St. Catherine’s Monastery, Mt. Sinai, Egypt

This video clip is from St. Catherine’s Monastery in Egypt. To get there, we took a taxi from Elat, Israel to the Egyptian border crossing at Taba. After paying the usual departure taxes and customs screenings, we walked into Egypt. The Egyptian customs officials pulled us into a side office and grilled us for fifteen minutes. They wanted to know about our video camera. Egypt understands that Hollywood can pump millions of dollars into a local economy. Customs officials are on the lookout for film crews and make sure that you are paying for permits. Of course, we have a tiny budget and no permits. When they figured this out, they let us go.

Taba is a dusty border town. The most lively thing going is the taxi stand. Tourists make their way across the border en route to Egypt’s classy coastal resorts. They also take passengers to Mt. Sinai. After negotiaiting a rate for the three-hour drive to Mt. Sinai and back, we climbed into a ragged old station wagon with our driver, Suleiman, and two Israeli tourists. The shared taxi system is common in Taba.

Soon we were whipping south along the coast road headed for Nuweiba, a resort town, where we dropped off our two Israeli friends. The young men were going on a hiking adventure in the desert.

One of them spoke English. Suleiman, our driver did not. So, from that point on, we had limited communication. The Sinai Desert is amazing. The rugged mountains are ablaze with rich color. Every ten or fifteen kilometers you pass a Bedouin village consisting of a few shacks, some camels, an SUV and a satellite dish. You can count the number of towns in the southern Sinai on one hand. It was a desert when Moses came through. It is a desert now.

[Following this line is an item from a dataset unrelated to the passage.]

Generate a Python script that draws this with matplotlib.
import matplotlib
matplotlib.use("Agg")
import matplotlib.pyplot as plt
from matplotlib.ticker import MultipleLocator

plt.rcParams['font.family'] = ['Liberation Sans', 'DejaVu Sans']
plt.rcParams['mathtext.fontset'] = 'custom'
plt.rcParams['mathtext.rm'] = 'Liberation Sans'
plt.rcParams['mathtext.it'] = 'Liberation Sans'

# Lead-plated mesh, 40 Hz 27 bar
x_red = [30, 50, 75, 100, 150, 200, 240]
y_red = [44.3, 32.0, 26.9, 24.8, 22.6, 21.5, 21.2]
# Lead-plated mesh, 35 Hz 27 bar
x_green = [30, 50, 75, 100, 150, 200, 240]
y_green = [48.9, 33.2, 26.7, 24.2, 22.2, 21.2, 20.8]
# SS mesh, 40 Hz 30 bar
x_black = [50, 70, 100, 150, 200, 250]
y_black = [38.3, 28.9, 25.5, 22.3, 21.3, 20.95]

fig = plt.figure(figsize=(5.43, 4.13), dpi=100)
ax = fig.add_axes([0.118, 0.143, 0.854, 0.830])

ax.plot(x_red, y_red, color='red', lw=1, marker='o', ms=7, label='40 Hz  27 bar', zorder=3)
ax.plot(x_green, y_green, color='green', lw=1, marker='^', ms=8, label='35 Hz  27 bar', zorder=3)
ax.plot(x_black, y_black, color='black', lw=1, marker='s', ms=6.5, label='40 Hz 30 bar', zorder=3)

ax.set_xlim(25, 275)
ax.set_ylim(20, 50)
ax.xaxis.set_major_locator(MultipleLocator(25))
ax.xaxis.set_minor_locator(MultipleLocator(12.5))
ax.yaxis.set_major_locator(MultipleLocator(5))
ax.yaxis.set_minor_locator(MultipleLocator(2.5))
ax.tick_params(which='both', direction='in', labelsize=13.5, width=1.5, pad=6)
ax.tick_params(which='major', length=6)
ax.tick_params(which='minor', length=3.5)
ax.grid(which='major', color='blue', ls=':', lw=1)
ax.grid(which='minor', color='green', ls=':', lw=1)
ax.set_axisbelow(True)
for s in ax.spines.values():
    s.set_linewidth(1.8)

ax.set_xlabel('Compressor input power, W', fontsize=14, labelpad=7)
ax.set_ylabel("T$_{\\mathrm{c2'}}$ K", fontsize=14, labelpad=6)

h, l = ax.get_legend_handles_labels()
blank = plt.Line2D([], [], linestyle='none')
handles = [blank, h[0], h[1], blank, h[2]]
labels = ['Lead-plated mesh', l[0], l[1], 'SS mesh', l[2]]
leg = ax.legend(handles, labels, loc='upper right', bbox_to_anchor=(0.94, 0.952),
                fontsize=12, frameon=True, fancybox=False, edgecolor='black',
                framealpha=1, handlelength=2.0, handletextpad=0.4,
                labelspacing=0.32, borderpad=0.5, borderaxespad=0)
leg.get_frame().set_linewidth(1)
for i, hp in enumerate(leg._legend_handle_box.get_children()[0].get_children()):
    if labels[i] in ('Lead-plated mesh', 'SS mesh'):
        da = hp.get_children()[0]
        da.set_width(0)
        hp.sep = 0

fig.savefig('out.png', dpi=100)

We reached Mt. Sinai just before noon – not a good time to be out in the desert sun. Fortunately, the weather was fairly cool, around 85 degrees. Located at the base of Mt. Sinai is St. Catherine’s Monastery. Christian Emperor Justinian built the monastery here in the 6th Century to honor an early Christian martyr, St. Catharine. Christians believed then, as they do today, that this is the place where Moses received the Ten Commandments from God. St. Catharine’s is a big tourist trap in the middle of a huge desert. You can’t walk five feet without someone trying to give you the hustle.

Still, the old walled monastery is impressive. It looks like some place out of an adventure story. Our plan had been to spend the night at St. Catharine’s, then climb the mountain early the next morning. Unfortunately, Suleiman and the local hotels would only take cash. I didn’t have enough to cover both, so we just took some video footage of the mountain and St. Catharine’s, then headed back to Eilat.